▶ _Directions_:
Retype the opening lines of the data exactly, stopping after the line that contains "78, 79, 80];". Skip every picture.

▶ _Raw data_:
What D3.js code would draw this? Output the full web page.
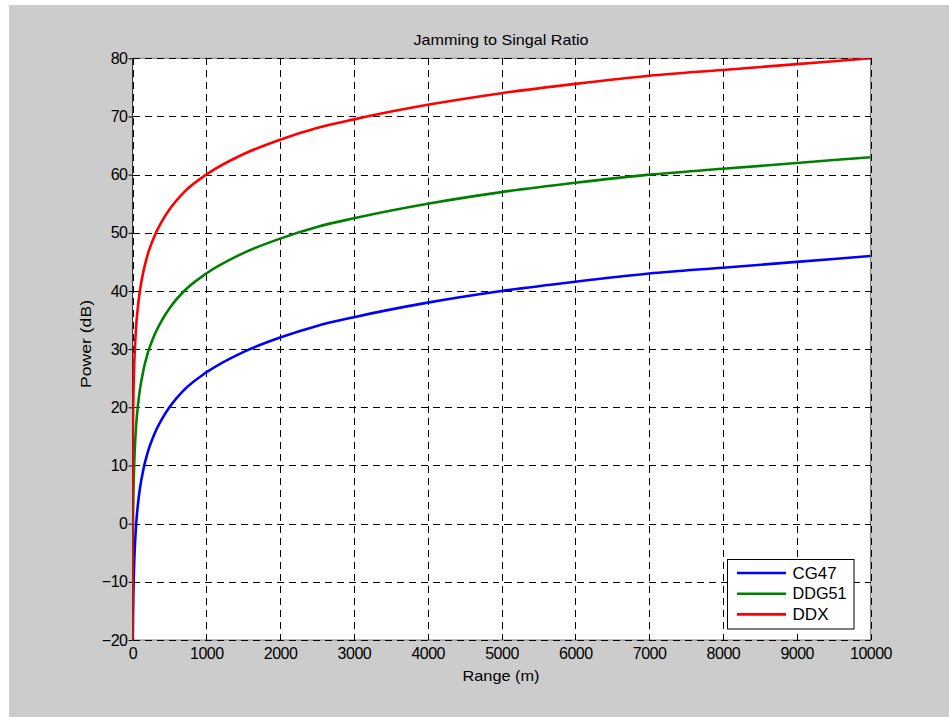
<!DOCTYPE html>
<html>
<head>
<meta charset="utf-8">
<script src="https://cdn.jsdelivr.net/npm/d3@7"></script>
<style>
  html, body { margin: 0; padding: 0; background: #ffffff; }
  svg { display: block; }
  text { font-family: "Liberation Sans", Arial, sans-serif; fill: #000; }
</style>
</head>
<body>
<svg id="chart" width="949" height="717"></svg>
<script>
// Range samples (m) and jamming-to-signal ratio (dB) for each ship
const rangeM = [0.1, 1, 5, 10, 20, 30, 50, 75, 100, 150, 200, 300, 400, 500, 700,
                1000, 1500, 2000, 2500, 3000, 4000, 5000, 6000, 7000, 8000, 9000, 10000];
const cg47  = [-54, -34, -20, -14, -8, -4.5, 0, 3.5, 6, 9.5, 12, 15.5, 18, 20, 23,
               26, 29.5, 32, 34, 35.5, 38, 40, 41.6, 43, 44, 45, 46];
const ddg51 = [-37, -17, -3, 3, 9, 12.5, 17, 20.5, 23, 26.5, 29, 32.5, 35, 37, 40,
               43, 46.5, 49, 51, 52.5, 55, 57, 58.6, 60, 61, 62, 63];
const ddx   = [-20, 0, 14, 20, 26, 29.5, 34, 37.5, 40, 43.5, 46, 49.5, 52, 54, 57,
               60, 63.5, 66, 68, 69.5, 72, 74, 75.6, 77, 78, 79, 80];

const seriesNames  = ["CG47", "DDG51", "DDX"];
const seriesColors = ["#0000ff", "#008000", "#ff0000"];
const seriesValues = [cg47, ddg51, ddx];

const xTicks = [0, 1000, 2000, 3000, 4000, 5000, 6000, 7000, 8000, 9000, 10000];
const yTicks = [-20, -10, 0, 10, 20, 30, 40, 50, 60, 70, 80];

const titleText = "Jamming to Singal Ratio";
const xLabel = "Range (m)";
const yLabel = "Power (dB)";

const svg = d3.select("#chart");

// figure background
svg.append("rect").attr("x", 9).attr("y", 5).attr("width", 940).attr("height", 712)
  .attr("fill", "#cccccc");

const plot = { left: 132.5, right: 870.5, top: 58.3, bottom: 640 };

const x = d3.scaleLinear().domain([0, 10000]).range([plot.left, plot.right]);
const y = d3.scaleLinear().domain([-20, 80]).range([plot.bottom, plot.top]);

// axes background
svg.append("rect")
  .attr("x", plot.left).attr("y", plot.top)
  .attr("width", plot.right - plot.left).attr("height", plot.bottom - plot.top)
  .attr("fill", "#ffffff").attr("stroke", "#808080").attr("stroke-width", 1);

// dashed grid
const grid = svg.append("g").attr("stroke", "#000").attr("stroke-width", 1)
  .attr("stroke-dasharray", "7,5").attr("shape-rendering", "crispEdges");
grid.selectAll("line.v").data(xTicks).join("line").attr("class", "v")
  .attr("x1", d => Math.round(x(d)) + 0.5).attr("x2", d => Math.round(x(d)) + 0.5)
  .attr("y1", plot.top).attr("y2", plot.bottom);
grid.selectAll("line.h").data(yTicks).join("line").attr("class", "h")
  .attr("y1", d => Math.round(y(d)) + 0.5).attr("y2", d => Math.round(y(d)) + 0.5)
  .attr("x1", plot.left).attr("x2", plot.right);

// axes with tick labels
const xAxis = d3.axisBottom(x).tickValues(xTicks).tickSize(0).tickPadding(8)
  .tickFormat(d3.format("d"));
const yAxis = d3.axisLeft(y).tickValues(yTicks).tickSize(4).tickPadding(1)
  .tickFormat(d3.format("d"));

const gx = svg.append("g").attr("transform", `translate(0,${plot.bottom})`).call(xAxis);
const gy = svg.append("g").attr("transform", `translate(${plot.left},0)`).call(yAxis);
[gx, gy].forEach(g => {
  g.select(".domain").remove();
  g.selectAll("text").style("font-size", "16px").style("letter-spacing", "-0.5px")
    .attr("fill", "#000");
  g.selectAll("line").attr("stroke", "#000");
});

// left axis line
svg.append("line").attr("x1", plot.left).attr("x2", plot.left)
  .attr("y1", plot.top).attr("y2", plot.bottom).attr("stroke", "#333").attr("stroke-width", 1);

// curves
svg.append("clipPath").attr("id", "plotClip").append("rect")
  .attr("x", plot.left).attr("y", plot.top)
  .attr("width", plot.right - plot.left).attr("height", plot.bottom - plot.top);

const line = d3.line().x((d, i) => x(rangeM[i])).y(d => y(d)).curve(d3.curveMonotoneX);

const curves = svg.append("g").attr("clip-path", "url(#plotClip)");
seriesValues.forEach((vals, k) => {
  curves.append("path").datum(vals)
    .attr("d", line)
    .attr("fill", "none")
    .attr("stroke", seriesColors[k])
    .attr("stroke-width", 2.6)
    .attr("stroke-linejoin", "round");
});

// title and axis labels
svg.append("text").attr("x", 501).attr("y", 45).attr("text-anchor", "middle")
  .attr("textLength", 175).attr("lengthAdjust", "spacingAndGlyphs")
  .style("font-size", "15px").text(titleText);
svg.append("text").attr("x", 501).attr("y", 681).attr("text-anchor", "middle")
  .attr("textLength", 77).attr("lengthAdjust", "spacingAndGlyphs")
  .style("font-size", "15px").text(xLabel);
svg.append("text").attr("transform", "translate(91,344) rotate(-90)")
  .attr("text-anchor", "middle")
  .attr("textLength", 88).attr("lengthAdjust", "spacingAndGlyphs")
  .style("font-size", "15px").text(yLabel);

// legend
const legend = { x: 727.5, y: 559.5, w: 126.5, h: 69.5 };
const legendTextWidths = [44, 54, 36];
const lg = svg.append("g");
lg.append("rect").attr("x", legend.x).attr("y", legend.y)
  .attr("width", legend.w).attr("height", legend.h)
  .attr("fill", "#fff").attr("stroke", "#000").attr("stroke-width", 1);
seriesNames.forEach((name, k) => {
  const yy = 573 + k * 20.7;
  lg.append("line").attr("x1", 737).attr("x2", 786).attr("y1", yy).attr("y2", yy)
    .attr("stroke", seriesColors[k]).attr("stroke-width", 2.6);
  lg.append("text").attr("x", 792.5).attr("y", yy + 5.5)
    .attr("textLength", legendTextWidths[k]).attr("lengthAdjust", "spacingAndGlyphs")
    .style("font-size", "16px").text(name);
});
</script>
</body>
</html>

▶ _Solution to this exercise_:
What D3.js code would draw this? Output the full web page.
<!DOCTYPE html>
<html>
<head>
<meta charset="utf-8">
<script src="https://cdn.jsdelivr.net/npm/d3@7"></script>
<style>
  html, body { margin: 0; padding: 0; background: #ffffff; }
  svg { display: block; }
  text { font-family: "Liberation Sans", Arial, sans-serif; fill: #000; }
</style>
</head>
<body>
<svg id="chart" width="949" height="717"></svg>
<script>
// Range samples (m) and jamming-to-signal ratio (dB) for each ship
const rangeM = [0.1, 1, 5, 10, 20, 30, 50, 75, 100, 150, 200, 300, 400, 500, 700,
                1000, 1500, 2000, 2500, 3000, 4000, 5000, 6000, 7000, 8000, 9000, 10000];
const cg47  = [-54, -34, -20, -14, -8, -4.5, 0, 3.5, 6, 9.5, 12, 15.5, 18, 20, 23,
               26, 29.5, 32, 34, 35.5, 38, 40, 41.6, 43, 44, 45, 46];
const ddg51 = [-37, -17, -3, 3, 9, 12.5, 17, 20.5, 23, 26.5, 29, 32.5, 35, 37, 40,
               43, 46.5, 49, 51, 52.5, 55, 57, 58.6, 60, 61, 62, 63];
const ddx   = [-20, 0, 14, 20, 26, 29.5, 34, 37.5, 40, 43.5, 46, 49.5, 52, 54, 57,
               60, 63.5, 66, 68, 69.5, 72, 74, 75.6, 77, 78, 79, 80];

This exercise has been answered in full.